# [Provided material]
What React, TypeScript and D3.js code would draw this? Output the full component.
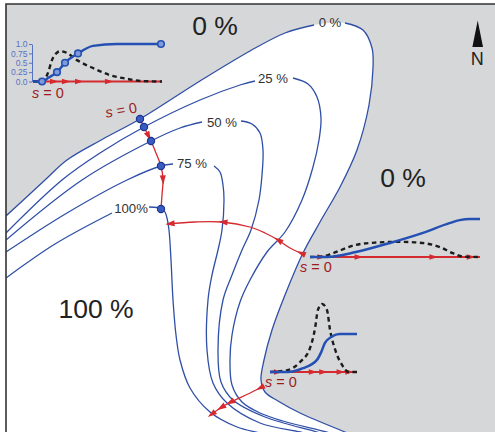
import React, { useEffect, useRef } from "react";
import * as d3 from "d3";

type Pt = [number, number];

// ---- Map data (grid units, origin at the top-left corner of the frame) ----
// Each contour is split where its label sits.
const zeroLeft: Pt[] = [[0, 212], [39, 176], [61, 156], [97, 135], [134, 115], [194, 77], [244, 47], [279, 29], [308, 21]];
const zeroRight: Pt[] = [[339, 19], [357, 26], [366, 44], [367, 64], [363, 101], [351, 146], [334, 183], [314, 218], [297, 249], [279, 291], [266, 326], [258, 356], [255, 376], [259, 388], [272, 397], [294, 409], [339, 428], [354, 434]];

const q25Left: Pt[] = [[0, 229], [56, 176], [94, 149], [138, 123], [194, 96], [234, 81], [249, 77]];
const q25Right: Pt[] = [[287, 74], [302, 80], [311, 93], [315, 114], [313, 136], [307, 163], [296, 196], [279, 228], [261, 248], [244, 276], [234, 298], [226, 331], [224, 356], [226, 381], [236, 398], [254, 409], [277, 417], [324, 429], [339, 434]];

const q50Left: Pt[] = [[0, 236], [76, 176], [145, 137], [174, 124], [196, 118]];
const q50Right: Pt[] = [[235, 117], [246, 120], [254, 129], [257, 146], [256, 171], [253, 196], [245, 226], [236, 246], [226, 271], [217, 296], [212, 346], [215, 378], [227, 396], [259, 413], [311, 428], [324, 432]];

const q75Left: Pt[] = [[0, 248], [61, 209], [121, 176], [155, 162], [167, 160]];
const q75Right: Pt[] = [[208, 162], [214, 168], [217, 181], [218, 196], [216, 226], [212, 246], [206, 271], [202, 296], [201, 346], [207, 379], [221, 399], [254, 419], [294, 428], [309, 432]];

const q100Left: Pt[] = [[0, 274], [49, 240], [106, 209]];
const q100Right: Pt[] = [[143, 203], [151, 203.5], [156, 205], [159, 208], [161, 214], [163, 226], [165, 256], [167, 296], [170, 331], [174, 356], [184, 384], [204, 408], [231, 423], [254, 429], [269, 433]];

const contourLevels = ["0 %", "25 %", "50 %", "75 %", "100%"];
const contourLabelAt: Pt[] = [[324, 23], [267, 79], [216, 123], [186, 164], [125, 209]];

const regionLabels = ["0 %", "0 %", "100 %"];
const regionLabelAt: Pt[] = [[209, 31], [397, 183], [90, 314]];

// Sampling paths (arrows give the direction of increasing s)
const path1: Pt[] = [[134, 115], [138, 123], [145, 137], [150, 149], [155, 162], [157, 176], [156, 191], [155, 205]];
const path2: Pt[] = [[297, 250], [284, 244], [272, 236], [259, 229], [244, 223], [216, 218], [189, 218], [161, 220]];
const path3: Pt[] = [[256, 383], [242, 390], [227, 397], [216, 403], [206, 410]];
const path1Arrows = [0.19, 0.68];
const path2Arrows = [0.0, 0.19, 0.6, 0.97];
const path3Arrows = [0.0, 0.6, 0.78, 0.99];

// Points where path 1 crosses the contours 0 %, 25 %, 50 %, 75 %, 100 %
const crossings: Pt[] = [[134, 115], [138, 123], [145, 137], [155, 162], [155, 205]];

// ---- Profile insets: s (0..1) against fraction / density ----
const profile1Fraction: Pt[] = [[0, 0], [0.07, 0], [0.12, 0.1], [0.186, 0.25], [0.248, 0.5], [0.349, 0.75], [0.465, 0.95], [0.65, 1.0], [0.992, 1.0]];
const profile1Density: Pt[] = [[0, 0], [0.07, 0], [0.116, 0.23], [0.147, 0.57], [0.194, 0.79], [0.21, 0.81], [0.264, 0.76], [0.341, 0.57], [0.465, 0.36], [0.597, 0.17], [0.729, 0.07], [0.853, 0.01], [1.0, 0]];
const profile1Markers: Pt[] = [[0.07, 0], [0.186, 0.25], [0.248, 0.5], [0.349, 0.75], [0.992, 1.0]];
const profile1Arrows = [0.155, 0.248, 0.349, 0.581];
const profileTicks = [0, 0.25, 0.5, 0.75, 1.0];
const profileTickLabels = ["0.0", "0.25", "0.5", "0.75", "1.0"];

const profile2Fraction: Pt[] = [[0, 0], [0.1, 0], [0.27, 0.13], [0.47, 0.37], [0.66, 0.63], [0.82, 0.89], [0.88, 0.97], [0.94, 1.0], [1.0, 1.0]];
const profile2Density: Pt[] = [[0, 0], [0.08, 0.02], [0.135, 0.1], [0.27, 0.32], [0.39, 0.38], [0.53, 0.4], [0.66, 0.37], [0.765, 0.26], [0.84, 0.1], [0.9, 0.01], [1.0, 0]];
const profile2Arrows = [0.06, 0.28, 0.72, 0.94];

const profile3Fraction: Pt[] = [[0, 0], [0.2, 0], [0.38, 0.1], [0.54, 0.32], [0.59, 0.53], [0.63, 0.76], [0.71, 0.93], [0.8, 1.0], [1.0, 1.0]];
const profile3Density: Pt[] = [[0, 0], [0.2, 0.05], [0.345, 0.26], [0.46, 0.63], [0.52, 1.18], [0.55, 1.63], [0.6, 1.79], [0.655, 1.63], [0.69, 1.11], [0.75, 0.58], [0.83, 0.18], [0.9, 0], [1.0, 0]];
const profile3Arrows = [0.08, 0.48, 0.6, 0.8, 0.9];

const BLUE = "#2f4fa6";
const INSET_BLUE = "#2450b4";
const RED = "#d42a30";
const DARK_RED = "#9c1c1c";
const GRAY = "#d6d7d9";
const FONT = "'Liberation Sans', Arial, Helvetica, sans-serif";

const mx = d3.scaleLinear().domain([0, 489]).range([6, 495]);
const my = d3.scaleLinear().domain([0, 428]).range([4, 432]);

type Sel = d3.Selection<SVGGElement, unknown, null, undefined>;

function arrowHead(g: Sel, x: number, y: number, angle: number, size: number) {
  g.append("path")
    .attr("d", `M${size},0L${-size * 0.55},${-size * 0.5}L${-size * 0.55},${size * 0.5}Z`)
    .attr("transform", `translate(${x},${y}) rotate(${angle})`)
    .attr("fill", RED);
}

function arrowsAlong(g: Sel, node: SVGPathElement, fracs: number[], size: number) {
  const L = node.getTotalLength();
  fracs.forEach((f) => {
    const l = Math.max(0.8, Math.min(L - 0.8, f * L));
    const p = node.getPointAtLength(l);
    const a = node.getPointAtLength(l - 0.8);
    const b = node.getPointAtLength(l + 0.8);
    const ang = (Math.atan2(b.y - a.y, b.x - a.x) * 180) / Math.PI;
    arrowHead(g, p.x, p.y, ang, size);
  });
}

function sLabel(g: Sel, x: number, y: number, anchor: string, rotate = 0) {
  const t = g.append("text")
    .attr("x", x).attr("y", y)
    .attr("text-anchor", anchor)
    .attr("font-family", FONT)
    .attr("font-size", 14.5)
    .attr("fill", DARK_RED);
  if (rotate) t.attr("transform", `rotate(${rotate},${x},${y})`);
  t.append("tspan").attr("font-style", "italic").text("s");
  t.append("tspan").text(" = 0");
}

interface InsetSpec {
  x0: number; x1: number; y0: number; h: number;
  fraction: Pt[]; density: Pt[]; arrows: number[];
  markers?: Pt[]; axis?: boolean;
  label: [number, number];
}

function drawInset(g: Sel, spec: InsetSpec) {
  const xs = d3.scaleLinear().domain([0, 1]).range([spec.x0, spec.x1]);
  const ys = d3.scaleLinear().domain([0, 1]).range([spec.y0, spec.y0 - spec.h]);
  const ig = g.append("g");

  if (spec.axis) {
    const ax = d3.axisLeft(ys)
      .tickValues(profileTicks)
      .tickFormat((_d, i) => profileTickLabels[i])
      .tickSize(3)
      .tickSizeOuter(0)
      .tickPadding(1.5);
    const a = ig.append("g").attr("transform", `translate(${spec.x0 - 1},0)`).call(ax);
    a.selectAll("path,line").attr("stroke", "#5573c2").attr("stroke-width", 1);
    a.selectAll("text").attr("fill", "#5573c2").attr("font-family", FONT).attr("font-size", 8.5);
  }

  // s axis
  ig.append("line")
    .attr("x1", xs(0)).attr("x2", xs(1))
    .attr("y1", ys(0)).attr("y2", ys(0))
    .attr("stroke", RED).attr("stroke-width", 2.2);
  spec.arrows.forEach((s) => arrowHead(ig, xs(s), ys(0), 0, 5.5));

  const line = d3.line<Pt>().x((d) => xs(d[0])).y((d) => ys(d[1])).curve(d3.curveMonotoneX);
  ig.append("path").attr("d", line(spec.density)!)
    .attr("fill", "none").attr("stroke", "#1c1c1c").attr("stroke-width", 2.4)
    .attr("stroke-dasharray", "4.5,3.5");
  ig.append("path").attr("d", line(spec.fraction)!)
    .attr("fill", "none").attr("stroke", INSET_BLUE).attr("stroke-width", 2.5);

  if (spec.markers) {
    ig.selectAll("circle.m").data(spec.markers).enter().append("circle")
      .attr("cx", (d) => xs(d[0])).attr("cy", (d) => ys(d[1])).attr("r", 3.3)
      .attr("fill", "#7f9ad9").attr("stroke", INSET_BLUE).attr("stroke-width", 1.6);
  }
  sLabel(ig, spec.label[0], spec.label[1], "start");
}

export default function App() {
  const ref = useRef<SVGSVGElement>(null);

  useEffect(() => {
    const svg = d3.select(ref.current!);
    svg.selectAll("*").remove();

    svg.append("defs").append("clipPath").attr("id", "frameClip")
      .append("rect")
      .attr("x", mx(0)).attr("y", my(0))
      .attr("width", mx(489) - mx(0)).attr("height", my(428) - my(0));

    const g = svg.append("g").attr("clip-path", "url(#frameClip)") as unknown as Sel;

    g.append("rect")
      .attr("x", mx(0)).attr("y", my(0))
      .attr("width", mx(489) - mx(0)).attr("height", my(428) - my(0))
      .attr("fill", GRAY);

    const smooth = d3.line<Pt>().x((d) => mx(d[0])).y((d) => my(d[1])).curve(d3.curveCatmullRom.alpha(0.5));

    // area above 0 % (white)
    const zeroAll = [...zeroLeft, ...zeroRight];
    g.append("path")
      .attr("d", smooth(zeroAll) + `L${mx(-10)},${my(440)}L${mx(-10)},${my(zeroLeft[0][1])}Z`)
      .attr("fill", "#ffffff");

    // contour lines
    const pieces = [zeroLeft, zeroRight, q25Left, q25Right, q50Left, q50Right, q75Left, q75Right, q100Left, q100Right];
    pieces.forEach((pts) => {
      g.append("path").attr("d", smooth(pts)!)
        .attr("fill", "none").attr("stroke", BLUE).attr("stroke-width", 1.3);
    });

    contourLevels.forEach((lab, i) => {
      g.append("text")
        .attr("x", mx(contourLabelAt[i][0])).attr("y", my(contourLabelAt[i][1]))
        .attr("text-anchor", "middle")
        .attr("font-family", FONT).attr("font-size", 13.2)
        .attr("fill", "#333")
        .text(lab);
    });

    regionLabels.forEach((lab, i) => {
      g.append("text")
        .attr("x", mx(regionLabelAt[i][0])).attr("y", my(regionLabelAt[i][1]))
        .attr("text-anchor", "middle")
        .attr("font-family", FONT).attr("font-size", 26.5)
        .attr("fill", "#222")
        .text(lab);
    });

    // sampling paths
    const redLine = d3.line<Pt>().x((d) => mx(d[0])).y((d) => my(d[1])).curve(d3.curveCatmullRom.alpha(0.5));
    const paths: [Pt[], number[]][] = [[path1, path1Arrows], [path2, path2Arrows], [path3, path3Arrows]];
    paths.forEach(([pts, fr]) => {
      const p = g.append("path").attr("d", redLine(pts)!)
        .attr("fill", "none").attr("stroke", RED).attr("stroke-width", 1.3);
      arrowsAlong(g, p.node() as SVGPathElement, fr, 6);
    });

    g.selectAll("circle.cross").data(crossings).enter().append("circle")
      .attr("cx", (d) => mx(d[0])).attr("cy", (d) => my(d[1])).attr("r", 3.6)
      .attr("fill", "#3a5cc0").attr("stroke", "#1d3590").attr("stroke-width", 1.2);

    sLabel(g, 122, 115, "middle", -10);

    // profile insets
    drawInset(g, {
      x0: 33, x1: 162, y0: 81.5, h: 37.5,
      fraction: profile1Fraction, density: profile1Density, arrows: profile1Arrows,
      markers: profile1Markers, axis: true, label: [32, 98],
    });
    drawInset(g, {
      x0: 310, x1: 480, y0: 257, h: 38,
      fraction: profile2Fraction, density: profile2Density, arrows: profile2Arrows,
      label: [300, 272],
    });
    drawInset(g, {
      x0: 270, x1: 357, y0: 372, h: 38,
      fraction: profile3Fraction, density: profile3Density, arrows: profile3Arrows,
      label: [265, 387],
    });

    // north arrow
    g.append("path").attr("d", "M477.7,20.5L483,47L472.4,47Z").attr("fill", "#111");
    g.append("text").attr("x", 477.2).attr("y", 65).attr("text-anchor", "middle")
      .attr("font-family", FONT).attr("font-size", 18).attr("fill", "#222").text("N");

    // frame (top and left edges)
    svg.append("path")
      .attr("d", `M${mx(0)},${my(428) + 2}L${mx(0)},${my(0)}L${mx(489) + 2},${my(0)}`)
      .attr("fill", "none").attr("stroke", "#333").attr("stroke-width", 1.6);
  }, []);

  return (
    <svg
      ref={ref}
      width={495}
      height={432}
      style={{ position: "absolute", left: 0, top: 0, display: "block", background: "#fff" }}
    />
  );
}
--
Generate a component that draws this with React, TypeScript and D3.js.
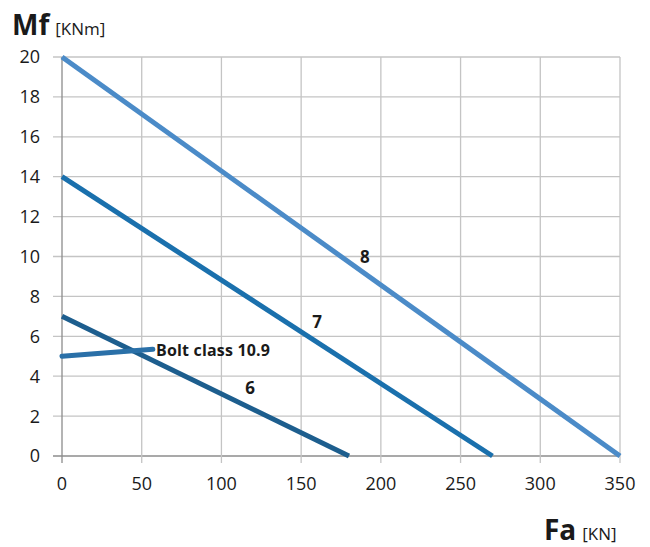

# [What is being asked]
Begin at the line containing "What React, TypeScript", end at the line containing "const zeroRight: Pt[]", and copy those lines word for word, both included. Skip pictures.

# [Task response]
What React, TypeScript and D3.js code would draw this? Output the full component.
import React, { useEffect, useRef } from "react";
import * as d3 from "d3";

type Pt = [number, number];

// ---- Map data (grid units, origin at the top-left corner of the frame) ----
// Each contour is split where its label sits.
const zeroLeft: Pt[] = [[0, 212], [39, 176], [61, 156], [97, 135], [134, 115], [194, 77], [244, 47], [279, 29], [308, 21]];
const zeroRight: Pt[] = [[339, 19], [357, 26], [366, 44], [367, 64], [363, 101], [351, 146], [334, 183], [314, 218], [297, 249], [279, 291], [266, 326], [258, 356], [255, 376], [259, 388], [272, 397], [294, 409], [339, 428], [354, 434]];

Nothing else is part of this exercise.